The Wii version of Punch-Out!! was a stormer. With Shigeru Miyamoto on board as the producer, we hoped it'd be good, but the fact that Next Level managed to make a boxing game that was hilarious to watch, even more fun to play, and took full advantage of the Wii's Balance Board if you had one, was simply brilliant. 15 years of pent-up nostalgia had rarely tasted so good.
Targeting newcomers to the series, Broken Destiny saw the Soul Calibur debut of ultra-violent god-killer Kratos, an expansive Weapons Master-style tutorial mode named The Gauntlet, and a new original character named Dampierre. Although lacking a proper story mode, Broken Destiny still managed to put some serious ass-kicking potential in your PSP-clad hands.

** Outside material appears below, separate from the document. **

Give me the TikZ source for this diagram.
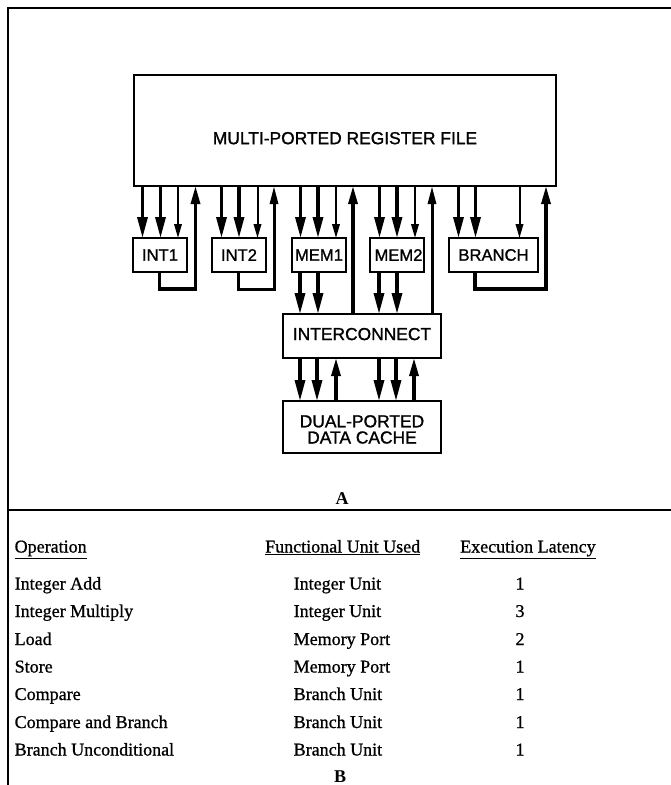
\documentclass[tikz,border=0pt]{standalone}
\usepackage{fontspec}
\setmainfont{Liberation Serif}
\setsansfont{Liberation Sans}
\newfontfamily\serifheavy{Liberation Serif}[FakeBold=0.9]
\newfontfamily\sansheavy{Liberation Sans}[FakeBold=1.2]
\newfontfamily\serifbold{Liberation Serif Bold}
\usetikzlibrary{arrows.meta}
\tikzset{
  unitbox/.style={draw=black,line width=2pt,outer sep=0pt,inner sep=0pt,align=center,
    font=\sansheavy\fontsize{16.6}{16.2}\selectfont},
  bigbox/.style={unitbox,font=\sansheavy\fontsize{17.4}{16.2}\selectfont},
  downthick/.style={line width=3.2pt,-{Triangle[length=21pt,width=10pt]}},
  downthin/.style={line width=2pt,-{Triangle[length=14pt,width=7.5pt]}},
  upthick/.style={line width=3.2pt,miter limit=10,-{Triangle[length=18pt,width=9pt]}},
  upthin/.style={line width=3pt,miter limit=10,-{Triangle[length=18pt,width=8pt]}},
  framerule/.style={line width=1.7pt},
  cell/.style={anchor=base west,inner sep=0pt,font=\serifheavy\fontsize{18}{20}\selectfont},
  num/.style={anchor=base,inner sep=0pt,font=\serifheavy\fontsize{18}{20}\selectfont},
  caption/.style={anchor=base,inner sep=0pt,font=\serifbold\fontsize{18}{20}\selectfont}
}
\begin{document}
\begin{tikzpicture}[x=1pt,y=-1pt]
\useasboundingbox (0,0) rectangle (671,785);
% frame
\draw[framerule] (8,785) -- (8,8) -- (671,8);
\draw[framerule] (8,510) -- (671,510);
% boxes
\node[bigbox,minimum width=422pt,minimum height=111pt] (reg) at (345,130.5) {\rule{0pt}{27.5pt}MULTI-PORTED REGISTER FILE};
\node[unitbox,minimum width=54pt,minimum height=34pt] (int1) at (160,255) {INT1};
\node[unitbox,minimum width=54pt,minimum height=34pt] (int2) at (239,255) {INT2};
\node[unitbox,minimum width=54pt,minimum height=34pt] (mem1) at (319,255) {MEM1};
\node[unitbox,minimum width=54pt,minimum height=34pt] (mem2) at (397,255) {\hspace{3pt}MEM2};
\node[unitbox,minimum width=89pt,minimum height=34pt] (branch) at (493.5,255) {BRANCH};
\node[bigbox,minimum width=158pt,minimum height=44pt] (inter) at (362,336) {\rule[-4pt]{0pt}{4pt}INTERCONNECT};
\node[bigbox,minimum width=158pt,minimum height=52pt] (cache) at (362,427) {\rule{0pt}{17pt}DUAL-PORTED\\DATA CACHE};
% register file to units
\foreach \x in {142.5,160.5} \draw[downthick] (\x,0 |- reg.south) -- (\x,0 |- int1.north);
\draw[downthin] (178,0 |- reg.south) -- (178,0 |- int1.north);
\foreach \x in {221.5,239} \draw[downthick] (\x,0 |- reg.south) -- (\x,0 |- int2.north);
\draw[downthin] (257.5,0 |- reg.south) -- (257.5,0 |- int2.north);
\foreach \x in {300.5,318} \draw[downthick] (\x,0 |- reg.south) -- (\x,0 |- mem1.north);
\draw[downthin] (336,0 |- reg.south) -- (336,0 |- mem1.north);
\foreach \x in {379.5,397} \draw[downthick] (\x,0 |- reg.south) -- (\x,0 |- mem2.north);
\draw[downthin] (415,0 |- reg.south) -- (415,0 |- mem2.north);
\foreach \x in {458.5,475.5} \draw[downthick] (\x,0 |- reg.south) -- (\x,0 |- branch.north);
\draw[downthin] (519.5,0 |- reg.south) -- (519.5,0 |- branch.north);
% unit feedback
\draw[upthick] (159.5,0 |- int1.south) -- (159.5,289) -- (195.5,289) -- (195.5,0 |- reg.south);
\draw[upthin] (238,0 |- int2.south) -- (238,289) -- (274,289) -- (274,0 |- reg.south);
\draw[upthick] (475,0 |- branch.south) -- (475,289) -- (546,289) -- (546,0 |- reg.south);
% memory units to interconnect
\foreach \x in {300,318} \draw[downthick] (\x,0 |- mem1.south) -- (\x,0 |- inter.north);
\foreach \x in {379,397} \draw[downthick] (\x,0 |- mem2.south) -- (\x,0 |- inter.north);
\draw[upthick] (353,0 |- inter.north) -- (353,0 |- reg.south);
\draw[upthin] (432,0 |- inter.north) -- (432,0 |- reg.south);
% interconnect and cache
\foreach \x in {300,317,379,396} \draw[downthick] (\x,0 |- inter.south) -- (\x,0 |- cache.north);
\foreach \x in {336,414} \draw[upthick] (\x,0 |- cache.north) -- (\x,0 |- inter.south);
% captions
\node[caption] (capA) at (342,504) {A};
\node[caption] (capB) at (340,782) {B};
% table
\node[cell] (h1) at (14.5,552.5) {\underline{Operation}};
\node[cell] (h2) at (265,552.5) {\underline{Functional Unit Used}};
\node[cell] (h3) at (460,552.5) {\underline{Execution Latency}};
\node[cell] (a1) at (14.5,589.5) {Integer Add};
\node[cell] (b1) at (293.5,589.5) {Integer Unit};
\node[num]  (c1) at (520,589.5) {1};
\node[cell] (a2) at (14.5,617) {Integer Multiply};
\node[cell] (b2) at (293.5,617) {Integer Unit};
\node[num]  (c2) at (520,617) {3};
\node[cell] (a3) at (14.5,645) {Load};
\node[cell] (b3) at (293.5,645) {Memory Port};
\node[num]  (c3) at (520,645) {2};
\node[cell] (a4) at (14.5,672.5) {Store};
\node[cell] (b4) at (293.5,672.5) {Memory Port};
\node[num]  (c4) at (520,672.5) {1};
\node[cell] (a5) at (14.5,700) {Compare};
\node[cell] (b5) at (293.5,700) {Branch Unit};
\node[num]  (c5) at (520,700) {1};
\node[cell] (a6) at (14.5,728) {Compare and Branch};
\node[cell] (b6) at (293.5,728) {Branch Unit};
\node[num]  (c6) at (520,728) {1};
\node[cell] (a7) at (14.5,755.5) {Branch Unconditional};
\node[cell] (b7) at (293.5,755.5) {Branch Unit};
\node[num]  (c7) at (520,755.5) {1};
\end{tikzpicture}
\end{document}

Stuffed with new gameplay modes such as the focus attacks and ultra combos, Street Fighter came back with a bang for a fourth instalment in the series. Gone were the sprites of the past, and in came strikingly beautiful calligraphic artwork, all rendered with full 3D modelling. The result? The best-looking Street Fighter to date, with a ramped-up variation on the classic gameplay to match..
Not to be outdone by Capcom, Namco had a few surprises up their sleeve for the return of Tekken. The new scenario Campaign mode was matched with bigger and more interactive fighting stages for the traditional battles, and there were new tweaks to the fighting system too with the new Rage function allowing for some truly nail-biting last stands. Add in the largest roster of playable fighters yet, and it was definitely game-on.
Described as a realistic mixed-martial arts simulator by its developers, one thing was for certain, UFC returned to the gaming scene after a 5 year hiatus. With nearly 100 fighters to choose from, six major primary fighting styles to battle with, and one of the deepest combat systems around, Undisputed proved to be an impressive and worthy return for the series.
It just gets better each year. More wrestlers, more options, more customisation. everything returned but bigger and better than before. Now you could even create your own storylines featuring the WWE's weekly shows, setting up fights, power-plays and twists in the tale to your liking. Oh yeah, and they finally fixed it so that Royal Rumble didn't suck.